Nick Miletak was hired to participate in Royal Coach Tours’ student driver trainee program. On the day formal classroom instruction was set to begin, Miletak showed up, handed in his resignation, and demanded compensation for time he had been available before the formal training started. Royal Coach refused but still paid him for 11 hours of classroom time he had logged during informal training.
About a week after resigning, Miletak filed a civil lawsuit against Royal Coach alleging five causes of action. After Royal Coach demurred, Miletak filed an amended complaint asserting two claims: promissory estoppel and constructive discharge. Following a court trial, judgment was entered in Royal Coach’s favor. Miletak appealed, and the Sixth District affirmed. Royal Coach then sued Miletak for malicious prosecution.
A bench trial was held on the malicious prosecution claim without a court reporter present. The trial court issued a statement of decision finding that Miletak’s prior employment action had terminated in Royal Coach’s favor, that Miletak lacked probable cause to bring the claims, that he pursued the action with malice, and that Royal Coach suffered damages. The court awarded Royal Coach $257,197.53, including punitive damages.
Miletak subsequently filed motions for a new trial, to dismiss, and to vacate the judgment. The trial court denied each one.
The Sixth District Court of Appeal affirmed the judgment in its entirety in the unpublished case of Royal Coach Tours, Inc. v. Miletak, -H052687 (May 2026). Miletak raised thirteen separate contentions on appeal; the court rejected all of them.
Miletak appealed in pro per. The court’s analysis was shaped throughout by Miletak’s repeated failure to meet basic appellate requirements — providing adequate record citations, presenting developed legal arguments, and confining his claims to matters in the record. The court invoked the principle from Jameson v. Desta (2018) 5 Cal.5th 594, 609, that the burden falls on the appellant to demonstrate error on the basis of the record presented.

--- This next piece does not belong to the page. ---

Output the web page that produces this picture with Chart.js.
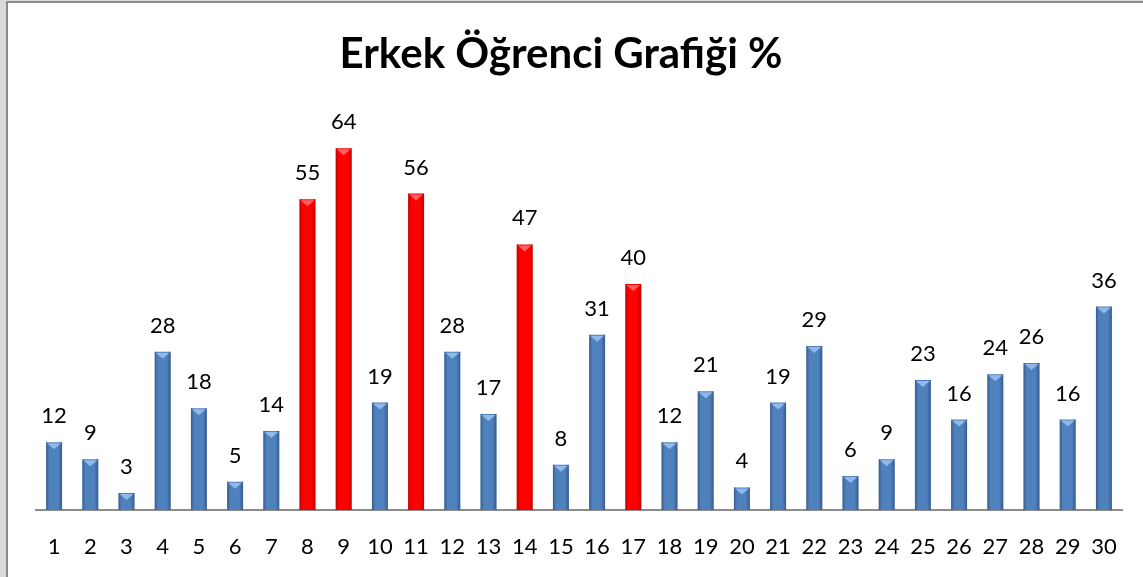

On personal jurisdiction, Miletak argued the trial court lost jurisdiction when he relocated to Florida. The court held that once a trial court acquires jurisdiction over a party, that jurisdiction continues to final judgment and is not defeated by the party’s relocation, citing Goldman v. Simpson (2008) 160 Cal.App.4th 255, 263–264. Miletak’s reliance on Daimler AG v. Bauman (2014) 571 U.S. 117 was misplaced because that case addressed an entirely different question about claims by foreign plaintiffs against a foreign defendant.
On the absence of a court reporter, Miletak claimed he requested one at trial. But the settled statement, the order denying his new trial motion, and the trial court’s own statements at the settled statement hearing all indicated that no such request was made. Without record evidence of a request, the court found no error.
On the denial of a jury trial, the record showed Miletak failed to timely request a jury or demonstrate that his partial fee waiver covered jury fees. The court applied TriCoast Builders, Inc. v. Fonnegra (2024) 15 Cal.5th 766, which holds that a litigant challenging the denial of relief from a jury waiver for the first time on appeal must show prejudice — something Miletak never attempted.
On probable cause, the central substantive issue, Miletak argued that the denial of Royal Coach’s nonsuit motion in the underlying employment action conclusively established probable cause under the interim adverse judgment rule. The court disagreed. Drawing on Parrish v. Latham & Watkins (2017) 3 Cal.5th 767 and Wilson v. Parker, Covert & Chidester (2002) 28 Cal.4th 811, the court explained that the interim adverse judgment rule applies only to rulings on the merits, not those resting on procedural or technical grounds. Here, the nonsuit motion was denied based on Miletak’s opening statement — before any evidence was presented — so the denial said nothing about the substantive merits of his promissory estoppel claim.
The court also noted that Miletak attributed a fabricated quotation to Parrish, claiming that probable cause for any single claim insulates the entire suit. The California Supreme Court has held precisely the opposite: a malicious prosecution suit may be maintained where even one of several claims in the prior action lacked probable cause. See Crowley v. Katleman (1994) 8 Cal.4th 666, 671.
On the remaining issues — evidentiary rulings, judicial bias, fraud on the court, the settled statement, denial of writ petitions, and the prior anti-SLAPP appeal — the court found each contention either unsupported by record citations, procedurally forfeited, or substantively without merit. Multiple claims were deemed waived under Duarte v. Chino Community Hospital (1999) 72 Cal.App.4th 849, 856, for failure to cite the record.